Commercial concentration
Elsevier, Springer Nature, Wiley, T&F control >70% of social science journals.
Paruzel-Czachura, Baran and Spendel (2021) surveyed 423 Polish researchers and 31 managers. Only 3% admitted to past ethical violations, yet 51% observed misconduct in colleagues. The most common offence was honorary authorship. Perceived publication pressure did not correlate with past misconduct — but it did correlate with intention to commit future misconduct (r = .13, p < .05).

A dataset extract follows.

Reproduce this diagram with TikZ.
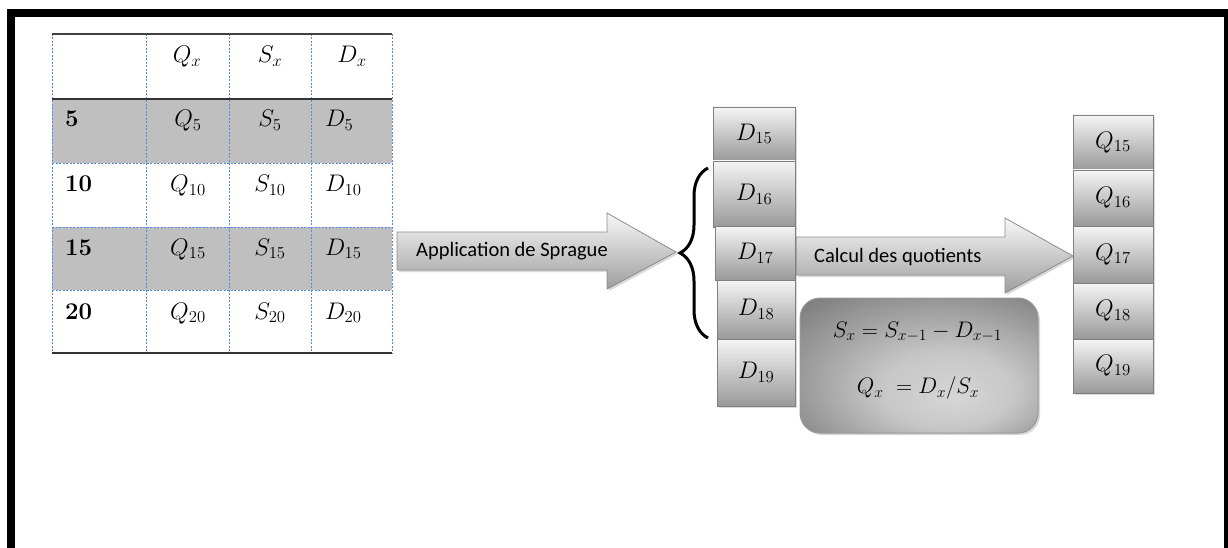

Huistra and Paul (2020) compare two fraud cases. In 1996 (Diekstra, plagiarism), 67% of explanations invoked personality traits — 0% structural. By 2011 (Stapel, fabrication), 64% of explanations cited systemic factors: publication pressure, grant competition, research culture. What changed? Between 1990 and 2017, Dutch research funding became hyper‑competitive, with acceptance rates collapsing from nearly 100% to ~30%.
1996: Diekstra
67% personal explanations
0% structural
2011: Stapel
64% structural explanations
83% systemic in general reflections
van Dalen (2021) surveyed Dutch economists (N=330). 66% are “skeptics” who see downsides: excessive unread papers, unethical behaviour, neglect of national issues. 34% are “supporters” who emphasise upward mobility. Full professors are disproportionately supportive (47% vs 31% of assistant professors). 40% of skeptics have considered leaving academia — versus 21% of supporters.
Unintended consequence: “The folly of rewarding A while hoping for B” — publication metrics are now the dominant currency, distorting science away from discovery and toward measurable output.
Research integrity is not primarily a matter of individual virtue. It is shaped by systemic pressures — the metric tide, hyper‑competition for grants, the gatekeeping power of commercial indexes, and the publish‑or‑perish career structure. Researchers see misconduct in colleagues far more than they admit in themselves. Spectacular fraud cases trigger systemic explanations only when a critique of the system is already in place. Those who benefit from the current system (full professors, high‑publishing insiders) are systematically more likely to defend it.
Alternatives?
Diamond open access (no fees for authors or readers), community‑owned infrastructures (SciELO, Redalyc), and DORA offer paths away from metric‑driven evaluation. Input control — selecting for a “taste for science” rather than rewarding publication volume — is a radical but plausible alternative.